The lines to print start at the one containing "Emit a Python" and end at the one containing "hba1c_ticks = [4, 5, 6, 7, 8, 9, 10, 11]"; print them exactly, ends included, and only them.

### [MATERIAL SHOWN]
################

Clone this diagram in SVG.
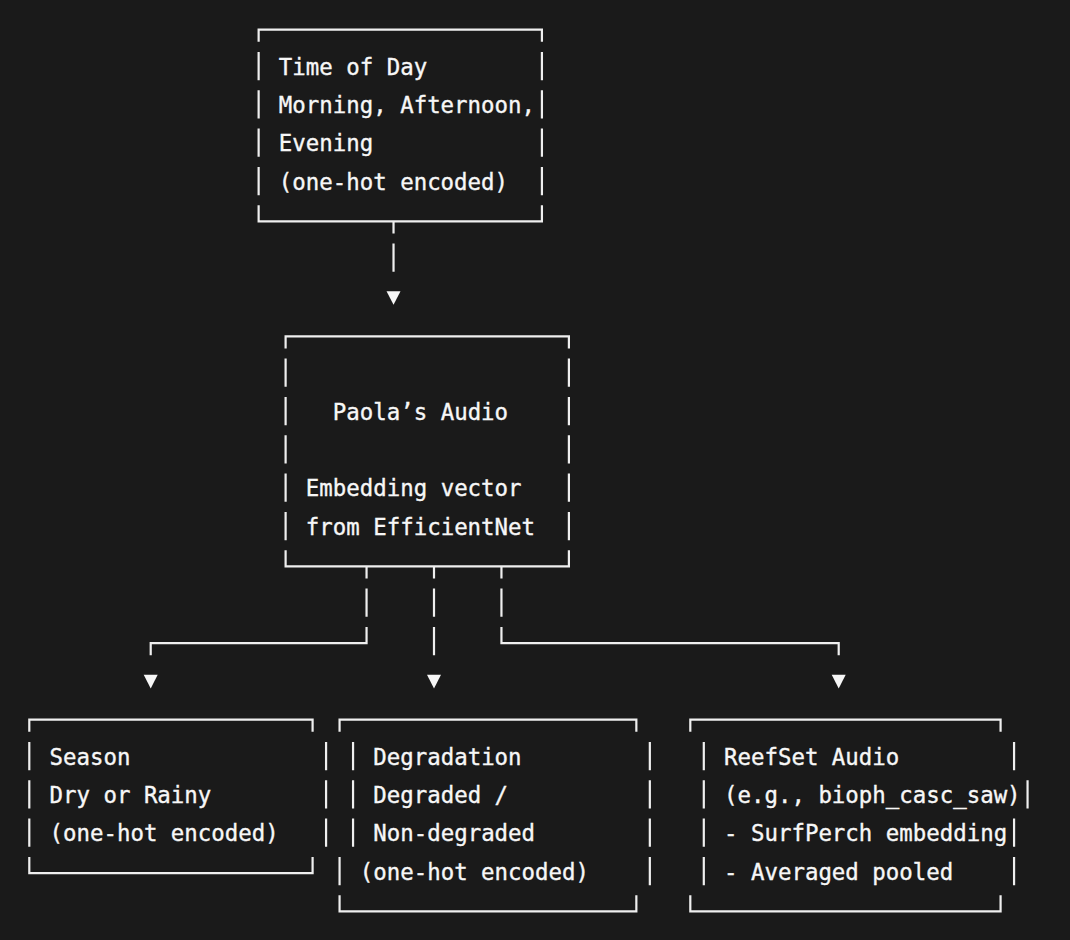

################

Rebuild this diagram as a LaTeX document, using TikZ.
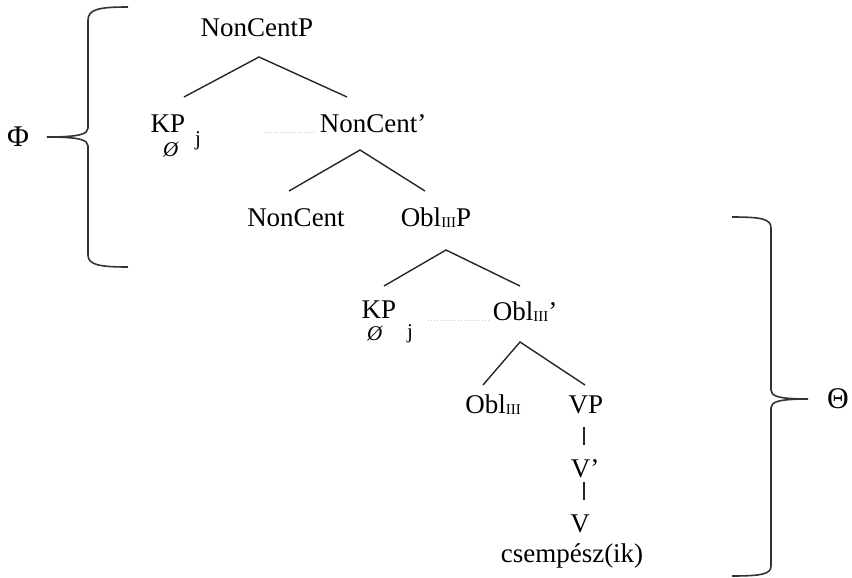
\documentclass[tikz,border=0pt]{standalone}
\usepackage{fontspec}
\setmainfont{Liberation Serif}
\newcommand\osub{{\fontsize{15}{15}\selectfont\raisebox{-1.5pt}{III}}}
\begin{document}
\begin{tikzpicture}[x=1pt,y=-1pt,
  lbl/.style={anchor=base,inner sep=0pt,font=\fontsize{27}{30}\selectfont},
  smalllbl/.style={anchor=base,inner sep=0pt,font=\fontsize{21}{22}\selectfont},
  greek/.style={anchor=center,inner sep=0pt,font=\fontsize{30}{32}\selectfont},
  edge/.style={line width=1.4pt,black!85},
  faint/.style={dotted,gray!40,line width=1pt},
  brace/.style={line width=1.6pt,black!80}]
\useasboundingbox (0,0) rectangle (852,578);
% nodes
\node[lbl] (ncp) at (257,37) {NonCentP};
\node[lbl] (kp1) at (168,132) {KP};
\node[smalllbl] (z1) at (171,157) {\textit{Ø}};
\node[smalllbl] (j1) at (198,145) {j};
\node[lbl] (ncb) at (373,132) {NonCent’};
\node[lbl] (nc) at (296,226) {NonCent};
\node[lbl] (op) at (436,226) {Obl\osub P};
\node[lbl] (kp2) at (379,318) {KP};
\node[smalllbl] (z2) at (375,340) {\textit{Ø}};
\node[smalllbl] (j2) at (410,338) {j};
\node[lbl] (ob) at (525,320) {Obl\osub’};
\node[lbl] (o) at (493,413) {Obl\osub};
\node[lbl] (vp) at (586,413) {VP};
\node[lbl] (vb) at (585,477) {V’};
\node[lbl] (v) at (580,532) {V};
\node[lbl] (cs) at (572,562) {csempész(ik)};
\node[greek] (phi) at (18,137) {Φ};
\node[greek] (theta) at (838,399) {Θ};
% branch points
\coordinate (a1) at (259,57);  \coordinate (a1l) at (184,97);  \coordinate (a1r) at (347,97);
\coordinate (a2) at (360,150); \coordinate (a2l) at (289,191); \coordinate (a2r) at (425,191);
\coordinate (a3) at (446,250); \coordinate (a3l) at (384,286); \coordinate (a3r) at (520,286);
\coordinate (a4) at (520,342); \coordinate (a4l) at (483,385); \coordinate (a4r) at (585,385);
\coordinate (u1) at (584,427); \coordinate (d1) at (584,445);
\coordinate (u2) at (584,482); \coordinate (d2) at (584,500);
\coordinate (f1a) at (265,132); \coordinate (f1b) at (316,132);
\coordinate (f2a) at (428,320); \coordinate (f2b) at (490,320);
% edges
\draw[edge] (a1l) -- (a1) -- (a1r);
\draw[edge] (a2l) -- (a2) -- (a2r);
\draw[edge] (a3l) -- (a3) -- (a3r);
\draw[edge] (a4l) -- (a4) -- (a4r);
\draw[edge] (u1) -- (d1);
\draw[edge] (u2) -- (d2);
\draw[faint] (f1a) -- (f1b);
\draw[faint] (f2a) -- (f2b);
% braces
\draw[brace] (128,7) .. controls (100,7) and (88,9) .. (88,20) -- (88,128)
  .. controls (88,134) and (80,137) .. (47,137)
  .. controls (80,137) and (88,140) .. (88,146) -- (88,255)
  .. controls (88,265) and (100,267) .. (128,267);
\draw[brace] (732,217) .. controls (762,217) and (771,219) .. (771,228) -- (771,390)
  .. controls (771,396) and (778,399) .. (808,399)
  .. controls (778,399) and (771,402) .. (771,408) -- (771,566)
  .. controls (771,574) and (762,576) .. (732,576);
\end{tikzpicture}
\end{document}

################

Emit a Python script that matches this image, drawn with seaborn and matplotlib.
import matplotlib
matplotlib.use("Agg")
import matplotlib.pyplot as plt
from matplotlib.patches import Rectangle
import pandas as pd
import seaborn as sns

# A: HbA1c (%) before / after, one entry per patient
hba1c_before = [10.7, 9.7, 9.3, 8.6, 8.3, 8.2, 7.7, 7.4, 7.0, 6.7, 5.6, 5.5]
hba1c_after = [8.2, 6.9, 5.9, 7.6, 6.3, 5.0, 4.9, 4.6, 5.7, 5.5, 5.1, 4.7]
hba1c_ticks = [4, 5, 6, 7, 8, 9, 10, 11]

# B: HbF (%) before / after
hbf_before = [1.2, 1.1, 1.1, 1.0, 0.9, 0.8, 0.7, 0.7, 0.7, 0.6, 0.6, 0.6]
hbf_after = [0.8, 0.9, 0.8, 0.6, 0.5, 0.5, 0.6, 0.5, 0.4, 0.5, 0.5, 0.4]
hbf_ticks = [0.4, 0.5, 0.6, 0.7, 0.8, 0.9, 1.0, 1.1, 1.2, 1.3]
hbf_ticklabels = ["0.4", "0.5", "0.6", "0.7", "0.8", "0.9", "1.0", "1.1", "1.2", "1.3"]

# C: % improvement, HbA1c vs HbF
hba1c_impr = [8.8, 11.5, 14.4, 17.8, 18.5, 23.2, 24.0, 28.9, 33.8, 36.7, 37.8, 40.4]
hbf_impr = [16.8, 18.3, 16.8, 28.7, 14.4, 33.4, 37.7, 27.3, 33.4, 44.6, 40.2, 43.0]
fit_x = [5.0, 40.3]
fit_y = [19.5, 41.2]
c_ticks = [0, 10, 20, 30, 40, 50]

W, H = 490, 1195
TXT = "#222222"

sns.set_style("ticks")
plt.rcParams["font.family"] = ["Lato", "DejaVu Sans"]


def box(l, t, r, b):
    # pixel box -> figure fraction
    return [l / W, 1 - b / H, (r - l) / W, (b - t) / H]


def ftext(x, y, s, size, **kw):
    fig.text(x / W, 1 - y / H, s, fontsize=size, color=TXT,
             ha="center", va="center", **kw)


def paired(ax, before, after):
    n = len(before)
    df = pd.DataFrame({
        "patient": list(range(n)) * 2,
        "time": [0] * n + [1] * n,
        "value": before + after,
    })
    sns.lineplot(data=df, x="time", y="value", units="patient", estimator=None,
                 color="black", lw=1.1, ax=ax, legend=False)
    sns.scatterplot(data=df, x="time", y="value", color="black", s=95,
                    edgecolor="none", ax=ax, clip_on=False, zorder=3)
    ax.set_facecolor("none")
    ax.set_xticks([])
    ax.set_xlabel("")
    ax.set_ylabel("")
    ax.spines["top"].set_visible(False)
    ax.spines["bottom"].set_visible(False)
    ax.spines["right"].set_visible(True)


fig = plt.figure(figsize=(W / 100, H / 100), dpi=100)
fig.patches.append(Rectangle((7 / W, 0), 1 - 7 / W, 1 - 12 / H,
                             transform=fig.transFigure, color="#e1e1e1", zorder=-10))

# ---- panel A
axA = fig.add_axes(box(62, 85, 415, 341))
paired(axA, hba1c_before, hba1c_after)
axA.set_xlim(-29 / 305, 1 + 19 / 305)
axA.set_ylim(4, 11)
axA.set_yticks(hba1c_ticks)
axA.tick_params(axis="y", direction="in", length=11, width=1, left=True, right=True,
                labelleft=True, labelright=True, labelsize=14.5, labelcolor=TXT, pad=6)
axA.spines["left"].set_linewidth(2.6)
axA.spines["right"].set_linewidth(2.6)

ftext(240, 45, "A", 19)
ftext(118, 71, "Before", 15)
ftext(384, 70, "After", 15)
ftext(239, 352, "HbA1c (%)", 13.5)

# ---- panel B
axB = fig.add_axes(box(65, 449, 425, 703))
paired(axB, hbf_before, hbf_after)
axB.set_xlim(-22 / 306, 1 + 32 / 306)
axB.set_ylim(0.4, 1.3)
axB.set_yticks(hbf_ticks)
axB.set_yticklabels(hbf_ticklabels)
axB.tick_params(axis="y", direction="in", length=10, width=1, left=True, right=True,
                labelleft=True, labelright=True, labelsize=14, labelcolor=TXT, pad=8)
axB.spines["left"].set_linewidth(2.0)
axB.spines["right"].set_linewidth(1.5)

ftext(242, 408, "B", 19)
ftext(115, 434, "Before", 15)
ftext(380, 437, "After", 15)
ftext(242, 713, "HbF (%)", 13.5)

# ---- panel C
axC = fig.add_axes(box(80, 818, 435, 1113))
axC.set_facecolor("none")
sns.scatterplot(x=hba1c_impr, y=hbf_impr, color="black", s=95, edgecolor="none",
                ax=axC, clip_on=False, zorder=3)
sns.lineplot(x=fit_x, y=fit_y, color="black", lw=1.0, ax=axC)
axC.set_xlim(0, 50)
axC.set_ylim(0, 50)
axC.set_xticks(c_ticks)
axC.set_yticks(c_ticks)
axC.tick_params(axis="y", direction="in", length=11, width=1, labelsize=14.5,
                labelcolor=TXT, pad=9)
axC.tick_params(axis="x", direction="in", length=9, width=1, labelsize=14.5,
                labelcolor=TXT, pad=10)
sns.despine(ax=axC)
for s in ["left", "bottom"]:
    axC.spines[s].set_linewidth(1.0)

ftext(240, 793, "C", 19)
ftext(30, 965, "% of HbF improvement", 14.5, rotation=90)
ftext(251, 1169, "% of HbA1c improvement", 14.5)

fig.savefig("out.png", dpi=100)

################

### [WRITTEN RESPONSE]
Emit a Python script that matches this image, drawn with seaborn and matplotlib.
import matplotlib
matplotlib.use("Agg")
import matplotlib.pyplot as plt
from matplotlib.patches import Rectangle
import pandas as pd
import seaborn as sns

# A: HbA1c (%) before / after, one entry per patient
hba1c_before = [10.7, 9.7, 9.3, 8.6, 8.3, 8.2, 7.7, 7.4, 7.0, 6.7, 5.6, 5.5]
hba1c_after = [8.2, 6.9, 5.9, 7.6, 6.3, 5.0, 4.9, 4.6, 5.7, 5.5, 5.1, 4.7]
hba1c_ticks = [4, 5, 6, 7, 8, 9, 10, 11]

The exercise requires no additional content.